Return the list of syntaxes active for a tokenizer state.

@param base_syntax — The base syntax of the document.

@param state — Tokenizer state previously returned by tokenize.

@return syntaxes — Array of syntaxes starting from the innermost one.


get_syntax_stats

function core.tokenizer.get_syntax_stats(syntax: core.syntax.syntax)
-> table?

Return native tokenizer compilation and runtime counters for a syntax.

The pure Lua backend has no compiled representation, so this returns nil unless the native backend is active.


is_using_native

function core.tokenizer.is_using_native()
-> enabled: boolean

Check whether tokenization is currently using the native backend.

@return enabled — True when the native tokenizer is active.


set_use_native

function core.tokenizer.set_use_native(enabled: boolean)
-> enabled: boolean

Enable or disable the native tokenizer backend.
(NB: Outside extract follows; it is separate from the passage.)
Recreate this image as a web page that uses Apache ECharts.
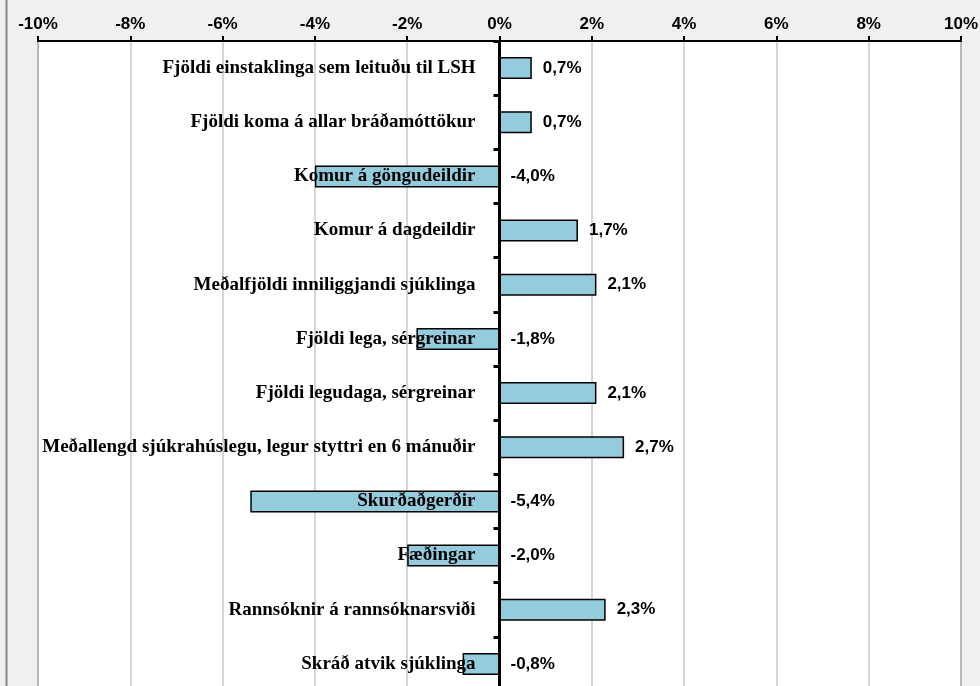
<!DOCTYPE html>
<html>
<head>
<meta charset="utf-8">
<script src="https://cdn.jsdelivr.net/npm/echarts@6/dist/echarts.min.js"></script>
<style>
  html, body { margin: 0; padding: 0; background: #f0f0f0; }
  #chart { width: 980px; height: 686px; }
</style>
</head>
<body>
<div id="chart"></div>
<script>
// flokkar, efst til neðst
var categories = [
  'Fjöldi einstaklinga sem leituðu til LSH',
  'Fjöldi koma á allar bráðamóttökur',
  'Komur á göngudeildir',
  'Komur á dagdeildir',
  'Meðalfjöldi inniliggjandi sjúklinga',
  'Fjöldi lega, sérgreinar',
  'Fjöldi legudaga, sérgreinar',
  'Meðallengd sjúkrahúslegu, legur styttri en 6 mánuðir',
  'Skurðaðgerðir',
  'Fæðingar',
  'Rannsóknir á rannsóknarsviði',
  'Skráð atvik sjúklinga'
];
// breyting í %
var changes = [0.7, 0.7, -4.0, 1.7, 2.1, -1.8, 2.1, 2.7, -5.4, -2.0, 2.3, -0.8];
var axisMin = -10, axisMax = 10, axisStep = 2;

var gridLeft = 38, gridWidth = 923;
// textinn á að enda rétt vinstra megin við 0-ásinn
var zeroX = gridLeft + gridWidth * (0 - axisMin) / (axisMax - axisMin);

var chart = echarts.init(document.getElementById('chart'));

var options = {
  backgroundColor: '#f0f0f0',
  animation: false,
  graphic: [
    {
      type: 'line',
      shape: { x1: 6.5, y1: 0, x2: 6.5, y2: 686 },
      style: { stroke: '#888888', lineWidth: 2 }
    }
  ],
  grid: {
    left: gridLeft,
    width: gridWidth,
    top: 41,
    height: 650,
    containLabel: false,
    outerBoundsMode: 'none',
    show: true,
    backgroundColor: '#ffffff',
    borderColor: '#888888',
    borderWidth: 2
  },
  xAxis: {
    type: 'value',
    position: 'top',
    min: axisMin,
    max: axisMax,
    interval: axisStep,
    axisLine: { show: true, lineStyle: { color: '#000', width: 2 } },
    axisTick: { show: true, length: 5, lineStyle: { color: '#000', width: 2 } },
    axisLabel: {
      margin: 8,
      color: '#000',
      fontFamily: 'Liberation Sans',
      fontWeight: 'bold',
      fontSize: 17,
      formatter: '{value}%'
    },
    splitLine: { show: true, lineStyle: { color: '#c8c8c8', width: 1.5 } }
  },
  yAxis: {
    type: 'category',
    inverse: true,
    data: categories,
    z: 5,
    axisLine: { onZero: true, lineStyle: { color: '#000', width: 3 } },
    axisTick: { show: true, length: 6, lineStyle: { color: '#000', width: 3 } },
    axisLabel: {
      margin: -(zeroX - gridLeft - 24),
      align: 'right',
      color: '#000',
      fontFamily: 'Liberation Serif',
      fontWeight: 'bold',
      fontSize: 19
    },
    splitLine: { show: false }
  },
  series: [
    {
      type: 'bar',
      data: changes,
      barWidth: 22,
      itemStyle: { color: '#93cddd', borderColor: '#000', borderWidth: 1.5 },
      label: {
        show: true,
        position: 'right',
        distance: 11,
        color: '#000',
        fontFamily: 'Liberation Sans',
        fontWeight: 'bold',
        fontSize: 17,
        formatter: function (p) {
          return p.value.toFixed(1).replace('.', ',') + '%';
        }
      }
    }
  ]
};

chart.setOption(options);
</script>
</body>
</html>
When enabled, tokenization is delegated to the native module. When disabled, the pure Lua implementation in this file is used instead.

@return enabled — True when the native backend is active after the call.


tokenize

function core.tokenizer.tokenize(incoming_syntax: core.syntax.syntax, text: string, state?: string, resume?: table)
-> tokens: string[]
2. state: string
3. resume: table?

Tokenize a single line of text for the given syntax and state.

Returns tokens in the form \{ type, text, ... \}. When the tokenizer runs out of time, a third return value is included with resume information that can be passed back into this function to continue tokenizing the same line.

@param incoming_syntax — The syntax to tokenize against.

@param text — The line text to tokenize.

@param state — Current tokenizer state.

@param resume — Resume information returned by a previous incomplete call.

@return tokens — Tokens in the form \{ type, text, ... \}.

@return state — Updated tokenizer state.

@return resume — Resume data when tokenization yields before finishing.